Como forma de se colocar sobre a questão, Caro escolheu mesclar as duas culturas. “No meio das minhas pesquisas surgiram esses preconceitos. Resolvi, juntar tudo e mostrar o brasileiro com árabe. Mostrar as raízes mouras do Nordeste e homenagear esses povos”, conta a compositora.
Próximas brisas
Lançado em novembro de 2018, o disco rendeu uma turnê que segue pela França neste ano. No Brasil, no entanto, a cantora ainda não conseguiu trazer o trabalho ou fazer a distribuição. “Gostaria muito de apresentar o disco no País. Estou à procura de produtor e editor para que isso possa acontecer, e o brasileiro conhecer o trabalho. Meu público, hoje, é 90% francês”, conta ela, que mora há 18 anos em Paris e segue compondo apenas em português.

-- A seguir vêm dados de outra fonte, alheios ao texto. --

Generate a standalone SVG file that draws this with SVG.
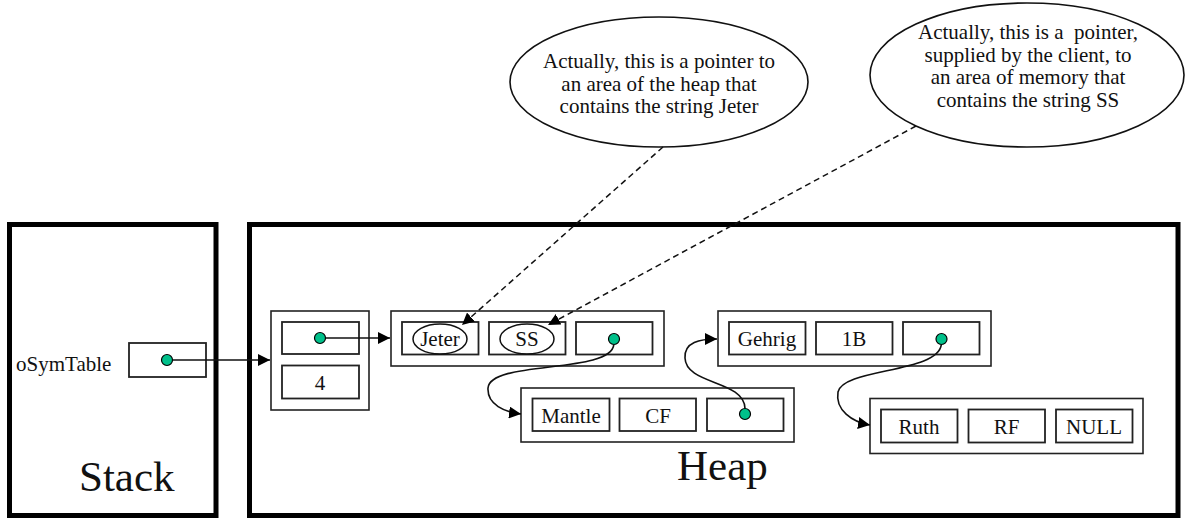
<svg xmlns="http://www.w3.org/2000/svg" width="1185" height="518" viewBox="0 0 1185 518">
<style>
.area{fill:#fff;stroke:#000;stroke-width:5}
.outer{fill:#fff;stroke:#222;stroke-width:1.6}
.cell{fill:#fff;stroke:#222;stroke-width:1.8}
.dot{fill:#00c08a;stroke:#000;stroke-width:1.2}
.t{font-family:'Liberation Serif','DejaVu Serif',serif;font-size:21px;fill:#111;text-anchor:middle}
.big{font-family:'Liberation Serif','DejaVu Serif',serif;font-size:43px;fill:#111}
.note{fill:#fff;stroke:#111;stroke-width:1.6}
.con{fill:none;stroke:#111;stroke-width:1.6}
.dash{fill:none;stroke:#111;stroke-width:1.5;stroke-dasharray:6 4}
.oval{fill:none;stroke:#111;stroke-width:1.5}
</style>
<defs>
<marker id="ah" markerUnits="userSpaceOnUse" markerWidth="14" markerHeight="12" refX="12" refY="6" orient="auto"><path d="M0,0 L12,6 L0,12 Z" fill="#000"/></marker>
</defs>
<g id="stack"><rect class="area" x="9.5" y="224.5" width="206.5" height="291"/><text class="big" x="79" y="491" style="text-anchor:start">Stack</text></g>
<g id="heap"><rect class="area" x="249.5" y="224.5" width="928.5" height="291"/><text class="big" x="677" y="480" style="text-anchor:start">Heap</text></g>
<g id="note1"><ellipse class="note" cx="659" cy="82" rx="149" ry="65"/>
<text class="t" x="659" y="68">Actually, this is a pointer to</text>
<text class="t" x="659" y="90.5">an area of the heap that</text>
<text class="t" x="659" y="113">contains the string Jeter</text></g>
<g id="note2"><ellipse class="note" cx="1027" cy="75" rx="157" ry="72"/>
<text class="t" x="1028" y="39" style="white-space:pre">Actually, this is a  pointer,</text>
<text class="t" x="1028" y="61.5">supplied by the client, to</text>
<text class="t" x="1028" y="84">an area of memory that</text>
<text class="t" x="1028" y="106.5">contains the string SS</text></g>
<g id="osymtable"><text class="t" x="16" y="371" style="text-anchor:start">oSymTable</text><rect class="cell" x="129" y="343" width="77" height="34"/><circle class="dot" cx="167" cy="360" r="5.5"/></g>
<g id="table"><rect class="outer" x="271" y="311" width="98" height="99"/>
<rect class="cell" x="282" y="322" width="77" height="32"/><circle class="dot" cx="320" cy="338" r="5.5"/>
<rect class="cell" x="282" y="365.5" width="77" height="33"/><text class="t" x="320" y="390">4</text></g>
<g id="node-jeter"><rect class="outer" x="391" y="311" width="273" height="55"/>
<rect class="cell" x="402" y="322" width="76.5" height="32.5"/><ellipse class="oval" cx="440" cy="339" rx="27" ry="15"/><text class="t" x="440" y="345.5">Jeter</text>
<rect class="cell" x="489" y="322" width="76.5" height="32.5"/><ellipse class="oval" cx="527" cy="339" rx="27" ry="15"/><text class="t" x="527" y="345.5">SS</text>
<rect class="cell" x="576" y="322" width="76.5" height="32.5"/><circle class="dot" cx="614" cy="339" r="5.5"/></g>
<g id="node-mantle"><rect class="outer" x="521" y="388" width="273" height="54"/>
<rect class="cell" x="532.5" y="398.5" width="77" height="32.5"/><text class="t" x="571" y="422.5">Mantle</text>
<rect class="cell" x="619.5" y="398.5" width="76.5" height="32.5"/><text class="t" x="658" y="422.5">CF</text>
<rect class="cell" x="707" y="398.5" width="76.5" height="32.5"/><circle class="dot" cx="745" cy="414" r="5.5"/></g>
<g id="node-gehrig"><rect class="outer" x="718" y="311" width="273" height="55"/>
<rect class="cell" x="729" y="322" width="76.5" height="32.5"/><text class="t" x="767" y="345.5">Gehrig</text>
<rect class="cell" x="816" y="322" width="76.5" height="32.5"/><text class="t" x="854" y="345.5">1B</text>
<rect class="cell" x="903" y="322" width="76.5" height="32.5"/><circle class="dot" cx="941.5" cy="339" r="5.5"/></g>
<g id="node-ruth"><rect class="outer" x="870" y="398.5" width="273" height="55"/>
<rect class="cell" x="881" y="409.5" width="76.5" height="33"/><text class="t" x="919" y="433.5">Ruth</text>
<rect class="cell" x="968.5" y="409.5" width="76.5" height="33"/><text class="t" x="1006.5" y="433.5">RF</text>
<rect class="cell" x="1056" y="409.5" width="76.5" height="33"/><text class="t" x="1094" y="433.5">NULL</text></g>
<g id="connectors">
<line class="dash" x1="663" y1="147" x2="462" y2="325" marker-end="url(#ah)"/>
<line class="dash" x1="916" y1="126" x2="548" y2="325" marker-end="url(#ah)"/>
<line class="con" x1="172.6" y1="360" x2="270" y2="360" marker-end="url(#ah)"/>
<line class="con" x1="325.6" y1="338" x2="390" y2="338" marker-end="url(#ah)"/>
<path class="con" d="M613.8,344.6 C611,374 490,360 488,388 C487,405 505,412 521,414" marker-end="url(#ah)"/>
<path class="con" d="M745,408.4 C744,380 686,385 685,358 C684,342 700,339 717,339" marker-end="url(#ah)"/>
<path class="con" d="M941.3,344.6 C938,373 843,368 838,392 C835,410 852,422 870,425" marker-end="url(#ah)"/>
</g>
</svg>
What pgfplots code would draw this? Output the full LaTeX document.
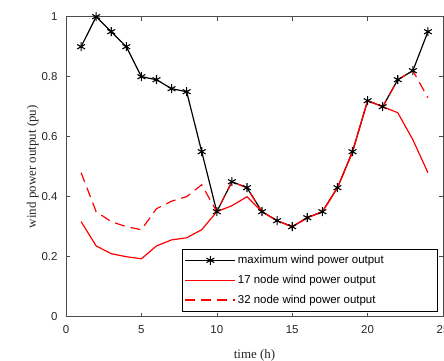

Depois da estreia com um CD que traz os sons mouros, a musicista já prepara próximas empreitadas. “Já estou compondo outros baiões e cocos pensando na instrumentalização árabe. Estou muito feliz com o resultado. Vou continuar trabalhando nessa linha. A segunda edição desse projeto já está em andamento”, concluiu a cantora.